WARNING: This story contains graphic details some readers may find disturbing.

Kamloops prosecutors are seeking approval from provincial officials in Victoria to apply to have a killer who cut his victim into seven pieces labelled a dangerous offender — a designation that could see him jailed indefinitely.

Nathaniel David Jessup, 35, was convicted in November of manslaughter and offering an indignity to human remains. The case was referred to by a judge as “macabre” and “beyond the pale."

Jessup was 28 in the summer of 2015, when Katherine McAdam vanished from her home in Creston. The 59-year-old’s body was located 12 days later.

At trial, court heard Jessup, who was homeless at the time, had a friendly relationship with McAdam.

He killed her on Aug. 15, 2015, inside the basement suite she rented on Cedar Street in Creston. Her dismembered remains were later located by police inside a bike trailer on an acreage in Erickson, an unincorporated community just east of Creston.

Following his conviction, prosecutors said they wanted Jessup assessed for a possible dangerous offender designation. That assessment was completed in February.

During a brief hearing in B.C. Supreme Court on Wednesday, prosecutors said they are seeking approval from B.C.’s deputy attorney general to proceed with a dangerous offender application.

Dangerous offender status is reserved for Canada's most serious and violent offenders who have been deemed likely to reoffend.
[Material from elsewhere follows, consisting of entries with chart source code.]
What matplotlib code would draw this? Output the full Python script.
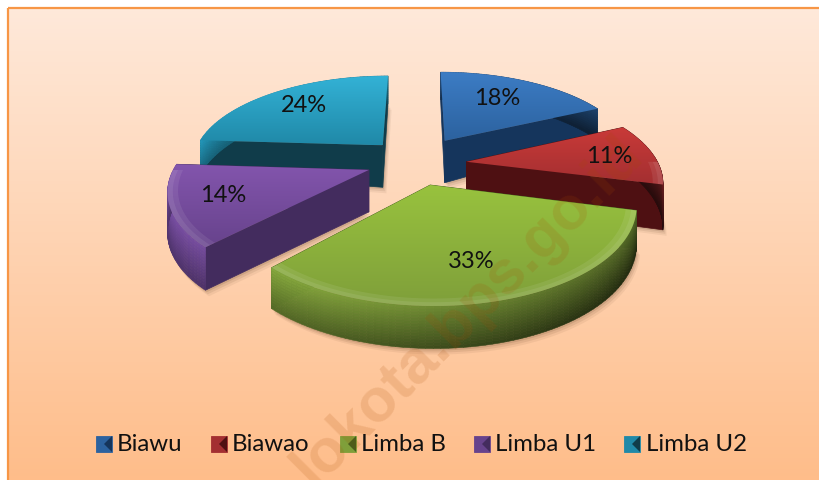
import numpy as np
import matplotlib
matplotlib.use("Agg")
import matplotlib.pyplot as plt
from matplotlib.collections import PolyCollection
from matplotlib.colors import LinearSegmentedColormap, to_rgb
from matplotlib.patches import Polygon, Rectangle

names = ["Biawu", "Biawao", "Limba B", "Limba U1", "Limba U2"]
shares = [18, 11, 33, 14, 24]

top_hi = ["#3C7CC4", "#C93A38", "#98C23E", "#8355AD", "#33B2D6"]
top_lo = ["#2C629F", "#A32F31", "#7F9F3A", "#67438C", "#2089A8"]
wall_cols = ["#15355C", "#4E1012", "#41601F", "#432C5E", "#103C4A"]
draw_order = [4, 0, 3, 1, 2]

legend_box_x = [96, 211, 340, 474, 624]
legend_text_x = [117, 232, 361, 495, 646]
label_nudge = [(-4, 1), (12, 4), (-7, 2), (-6, 2), (2, 0)]
slice_shift = [(3, 1), (0, 5), (0, 2), (3, 2), (2, 3)]
extra_depth = [0, 9, 0, 3, 0]

# projection of the pie plane to image pixels
cx, cy = 415, 160
scale_x, scale_y = 192, 88
persp = 0.187
explode = 0.27
label_r = 0.7


def project(x, y):
    w = 1 / (1 + persp * y)
    return cx + scale_x * x * w, cy - scale_y * y * w


def depth_at(y, r):
    # walls are thicker towards the viewer
    return 42 * (1 - r) + (35 - 6 * y) * r


def gradient_fill(ax, poly, c1, c2, zorder):
    patch = Polygon(poly, closed=True, fc="none", ec="none", zorder=zorder)
    ax.add_patch(patch)
    cmap = LinearSegmentedColormap.from_list("g", [c1, c2])
    ymin, ymax = poly[:, 1].min(), poly[:, 1].max()
    xmin, xmax = poly[:, 0].min(), poly[:, 0].max()
    im = ax.imshow(np.linspace(0, 1, 64)[:, None], cmap=cmap, aspect="auto",
                   extent=(xmin, xmax, ymax, ymin), zorder=zorder, origin="upper")
    im.set_clip_path(patch)


def draw_slice(ax, start, end, color_i, z):
    mid = (start + end) / 2
    ox, oy = explode * np.sin(mid), explode * np.cos(mid)
    th = np.linspace(start, end, 70)
    rx, ry = ox + np.sin(th), oy + np.cos(th)
    sx, sy = project(rx, ry)
    ax0, ay0 = project(ox, oy)
    lx, ly = project(ox + label_r * np.sin(mid), oy + label_r * np.cos(mid))

    shift_x, shift_y = slice_shift[color_i]
    sx, sy = sx + shift_x, sy + shift_y
    ax0, ay0 = ax0 + shift_x, ay0 + shift_y

    top = np.column_stack([np.r_[ax0, sx], np.r_[ay0, sy]])
    apex_d = depth_at(oy, 0)
    rim_d = depth_at(ry, 1) + extra_depth[color_i]
    bottom = np.column_stack([np.r_[ax0, sx], np.r_[ay0 + apex_d, sy + rim_d]])

    # soft shadow
    for off, al in [(6, 0.07), (4, 0.1), (2, 0.14)]:
        ax.add_patch(Polygon(bottom + [off * 0.6, off], closed=True, fc="#5A3A20",
                             ec="none", alpha=al, zorder=z))

    # straight walls
    wall = wall_cols[color_i]
    for k in (1, len(top) - 1):
        quad = np.array([top[0], top[k], bottom[k], bottom[0]])
        ax.add_patch(Polygon(quad, closed=True, fc=wall, ec=wall, lw=0.5, zorder=z + 0.1))

    # rim wall, lit from the left and darker going down
    polys, cols = [], []
    base = np.array(to_rgb(top_lo[color_i]))
    bands = 14
    for i in range(len(th) - 1):
        for j in range(bands):
            f0, f1 = j / bands, (j + 1) / bands
            polys.append([(sx[i], sy[i] + rim_d[i] * f0), (sx[i + 1], sy[i + 1] + rim_d[i + 1] * f0),
                          (sx[i + 1], sy[i + 1] + rim_d[i + 1] * f1), (sx[i], sy[i] + rim_d[i] * f1)])
            side = (sx[i] - 270) / 400
            cols.append(np.clip(base * (1.05 - 0.45 * side - 0.4 * f0), 0, 1))
    ax.add_collection(PolyCollection(polys, facecolors=cols, edgecolors=cols, linewidths=0.4,
                                     zorder=z + 0.2))

    gradient_fill(ax, top, top_hi[color_i], top_lo[color_i], z + 0.3)

    # bevel along the front of the rim
    front = np.cos(th) < 0.0
    if front.sum() > 2:
        for inner, al in [(0.95, 0.08), (0.975, 0.08)]:
            ix, iy = project(ox + inner * np.sin(th[front]), oy + inner * np.cos(th[front]))
            ix, iy = ix + shift_x, iy + shift_y
            band = np.column_stack([np.r_[sx[front], ix[::-1]], np.r_[sy[front], iy[::-1]]])
            ax.add_patch(Polygon(band, closed=True, fc="white", ec="none", alpha=al, zorder=z + 0.4))

    dx, dy = label_nudge[color_i]
    ax.text(lx + dx, ly + dy, f"{shares[color_i]}%", ha="center", va="center", fontsize=17,
            family="Lato", color="#111111", zorder=40)


fig = plt.figure(figsize=(8.19, 4.81), dpi=100)
ax = fig.add_axes([0, 0, 1, 1])
ax.axis("off")

bg = LinearSegmentedColormap.from_list("bg", ["#FEE9DA", "#FFBD8A"])
ax.imshow(np.linspace(0, 1, 128)[:, None], cmap=bg, aspect="auto",
          extent=(8, 819, 481, 8), zorder=0, origin="upper")
ax.add_patch(Rectangle((7.5, 8.5), 900, 600, fc="none", ec="#F79646", lw=1.6, zorder=1))

edges = np.radians(np.r_[0, np.cumsum(shares)] * 3.6)
for z, i in enumerate(draw_order):
    draw_slice(ax, edges[i], edges[i + 1], i, 2 + z)

# legend
for i, name in enumerate(names):
    x0 = legend_box_x[i]
    ax.add_patch(Rectangle((x0, 437), 16, 16, fc=top_lo[i], ec=top_lo[i], lw=0.6, zorder=20))
    ax.add_patch(Polygon([(x0 + 16, 437), (x0 + 16, 453), (x0 + 8, 445)], closed=True,
                         fc=wall_cols[i], ec="none", zorder=21))
    ax.text(legend_text_x[i], 444.5, name, ha="left", va="center", fontsize=17.3,
            family="Lato", color="#111111", zorder=40)

ax.text(634, 146, "lokota.bps.go.id", rotation=45, rotation_mode="anchor",
        ha="right", va="center", fontsize=44, family="Liberation Sans", weight="bold",
        color="#A84A00", alpha=0.15, zorder=30)

ax.set_xlim(0, 819)
ax.set_ylim(481, 0)
fig.savefig("out.png", dpi=100)
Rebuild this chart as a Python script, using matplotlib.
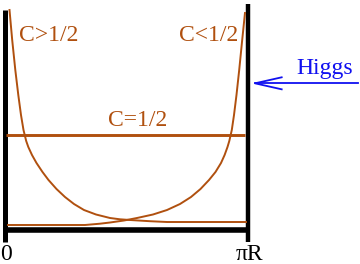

Dangerous offenders are locked up indefinitely unless a judge is convinced a lesser sentence would adequately protect the public.

Jessup was acquitted following a previous murder trial in 2019. He was charged with second-degree murder in the 2014 death of Dylan Levi Judd, his cellmate at Kamloops Regional Correctional Centre.

In that case, a judge ruled there was not enough evidence to prove Judd did not take his own life — as police initially believed.

Jessup was arrested in the Lower Mainland weeks after McAdam’s death and he has been in custody since. During that time, he has served a 3.5-year sentence following a series of choking incidents involving children.

Jessup’s dangerous offender hearing is expected to take three weeks. Lawyers are now trying to find court time. Crown prosecutor Laura Drake said previously it could be 2024 before the hearing takes place.

A date for Jessup’s dangerous offender hearing is expected to be set on April 24.